The “oops” roof, with non-centered end cuts. If cuts are about equally off on each side, the roof will work out. Adjust roof top piece size, as needed.
Bottom line: these hives are not hard to build. I purposefully used some rather poorly cut roof pieces, rather than cutting new ones, to see how crude carpentry can be on the hives. I really had no problems working things out with the poorly cut pieces.
What would I do differently?
- Assemble the first hive before cutting the rest of the wood, to ensure everything is fitting properly.
- Set up both table and radial arm saw so that I could have a board guide at 36″+ — mine only go out to about 24″ currently. Housing these tools in an area wide enough to handle 12′ to 20′ long boards would also have been helpful, as some of the boards I used were quite long.
- Wear gloves the whole time I’m working, to reduce splinters (I got many).
- I might reduce the length of the horizontal brace connecting the sets of legs. The 32″ length is designed for hives with observation windows, so it could be shorter for hives without windows (all the hives I built from scratch are windowless).
Hives are placed in the new apiary, scented with swarm attractant (Steller makes one from beeswax, lemongrass oil, propolis, and mineral oil), and waiting for bees.

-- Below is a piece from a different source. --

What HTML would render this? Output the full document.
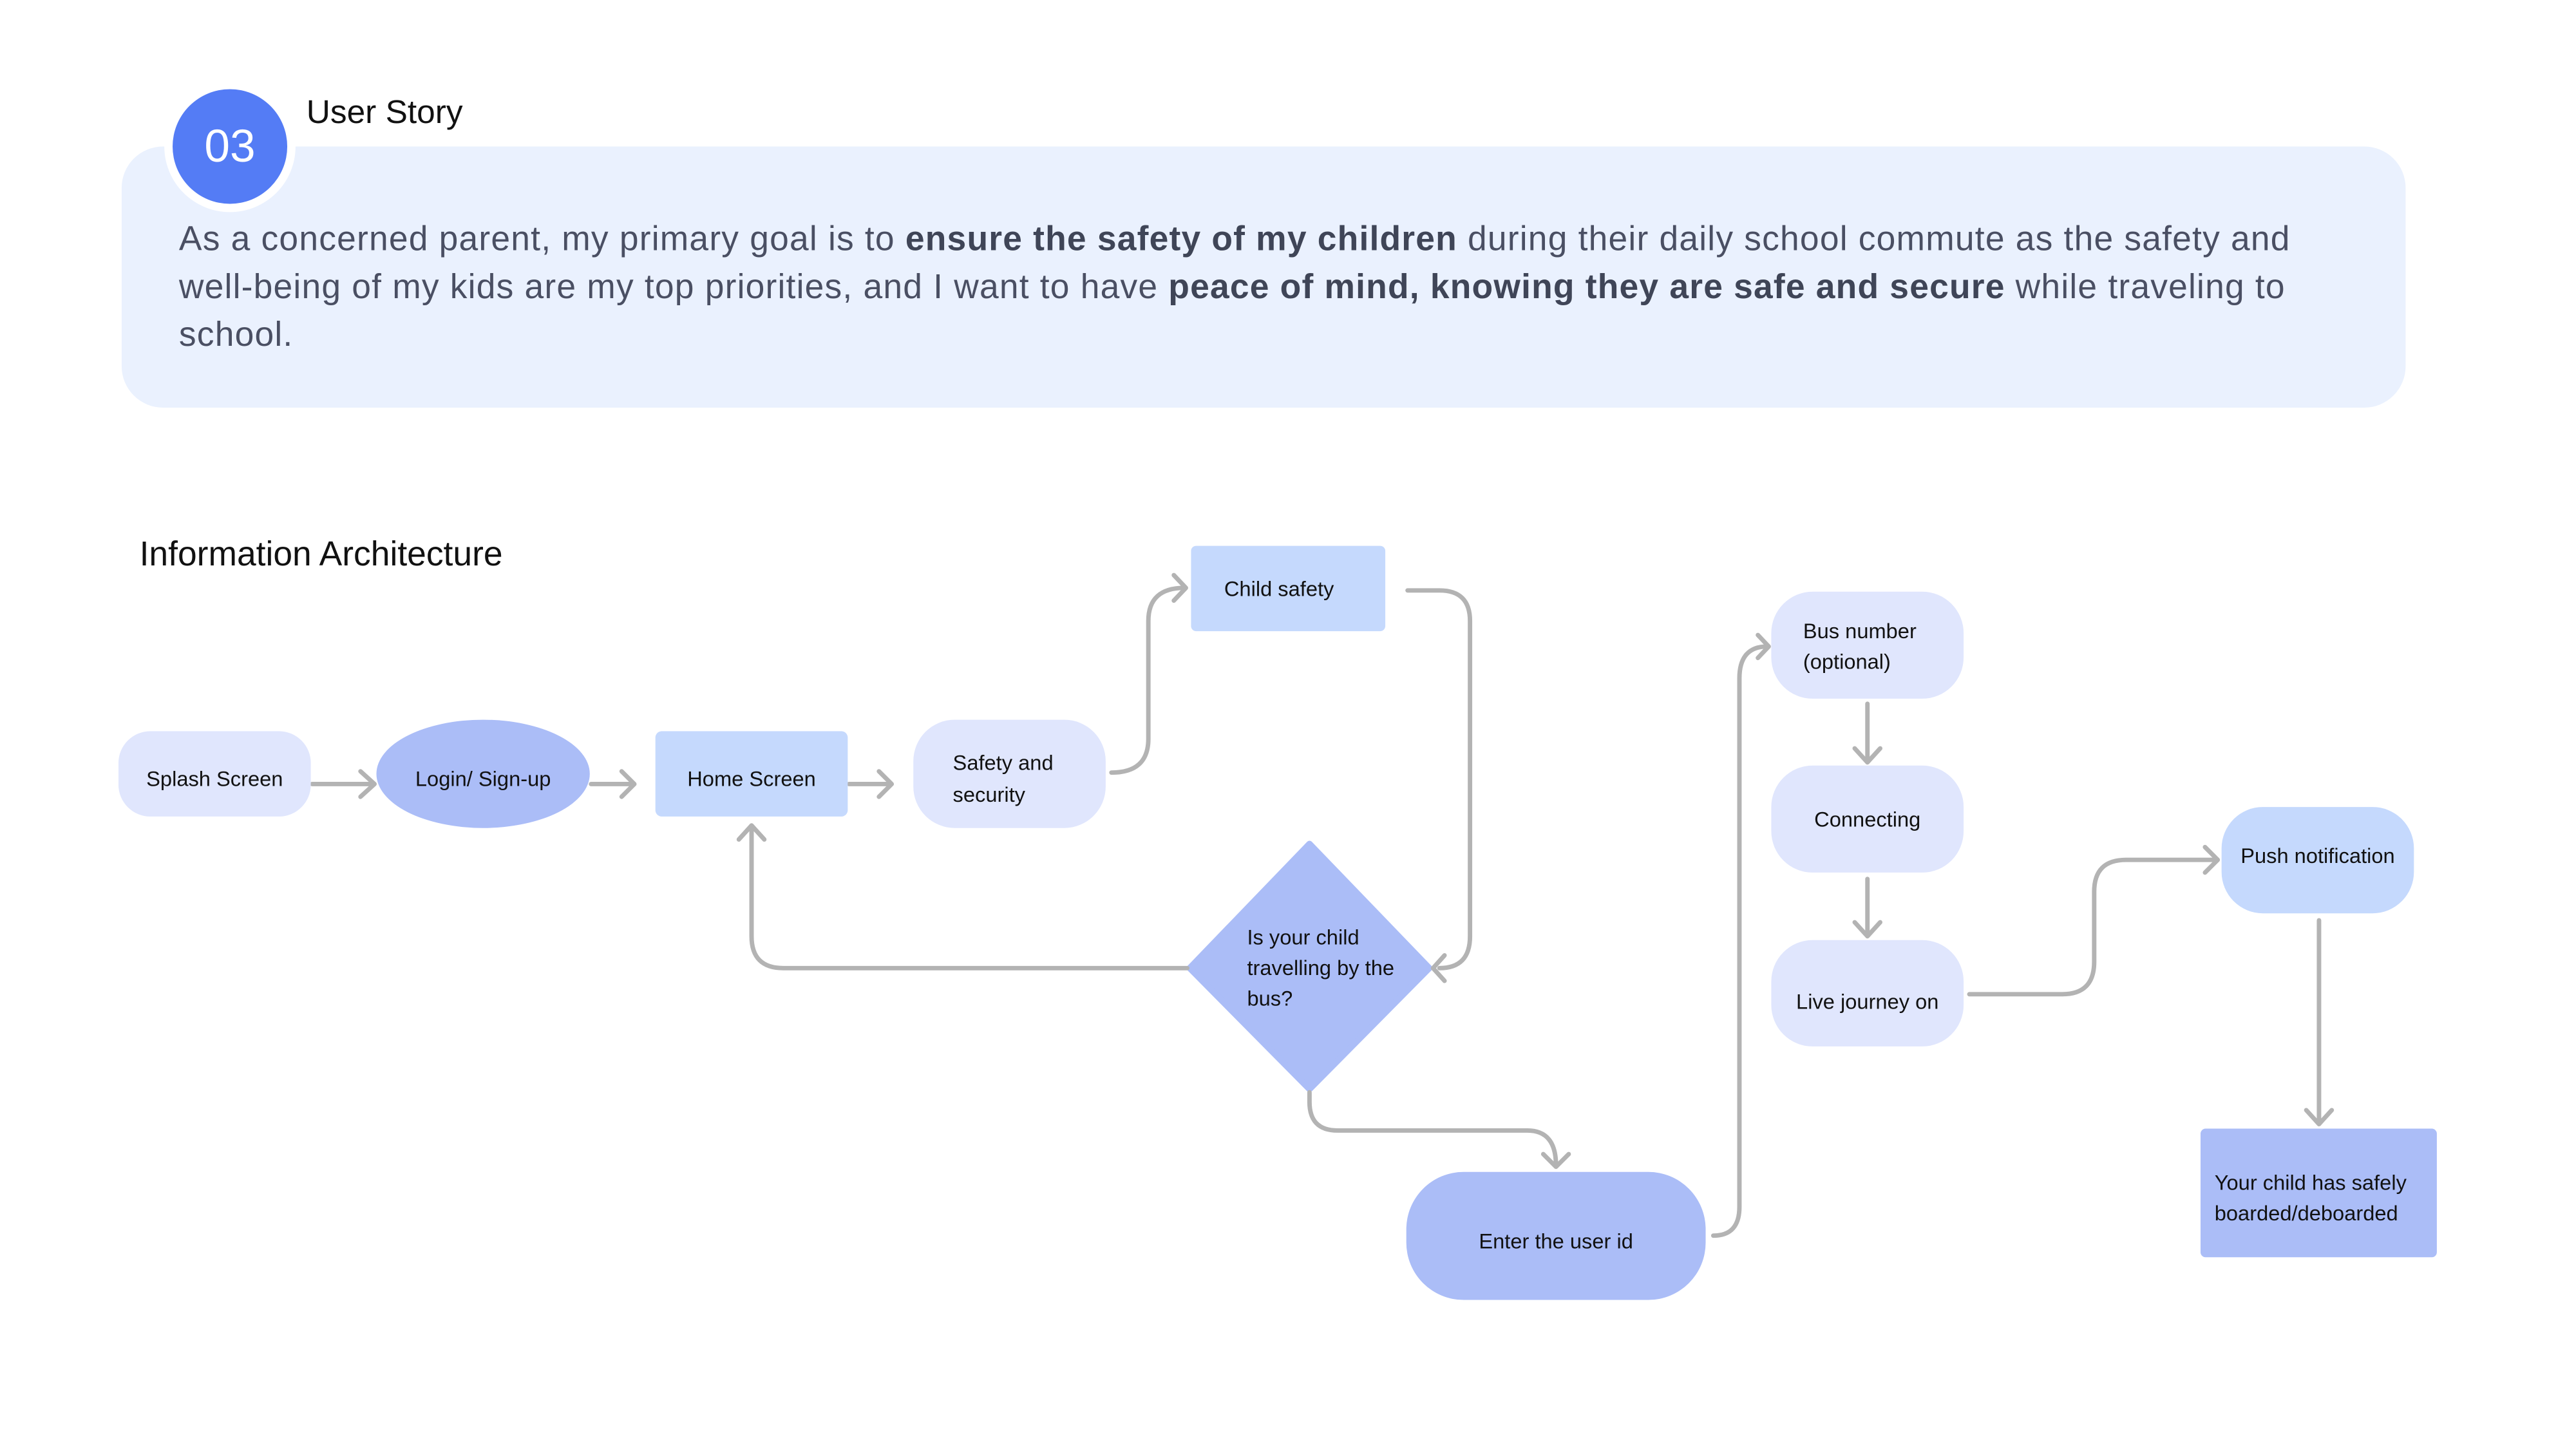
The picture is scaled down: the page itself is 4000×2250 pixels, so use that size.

I’ve got 2:1 sugar solution (sugar:water, weight based) ready for feeding the new colonies. A 2:1 sugar solution can be made by dissolving a 4 lb. bag of white sugar (cane or beet) in 5 cups of hot water. One bag with 5 cups of water is just over 1/2 a gallon of solution, which is just more than fits into a beer growler.
Next up, after the bees are successfully established in hives, is to work on planting the “royal gardens” — getting good nectar and pollen plants established on the property. As much of the pasture is spotted knapweed (Centaurea maculosa, aka spotted knapweed or star thistle), we should have a strong natural season nectar flow. Effort will be focused on early and late season blooming species, to extend and enhance the forage season for the bees, as well as planting additional primary season species.
I’ll be making a post on establishing package bees and nuc colonies in full sized HTBHs soon. Let bee fever spread!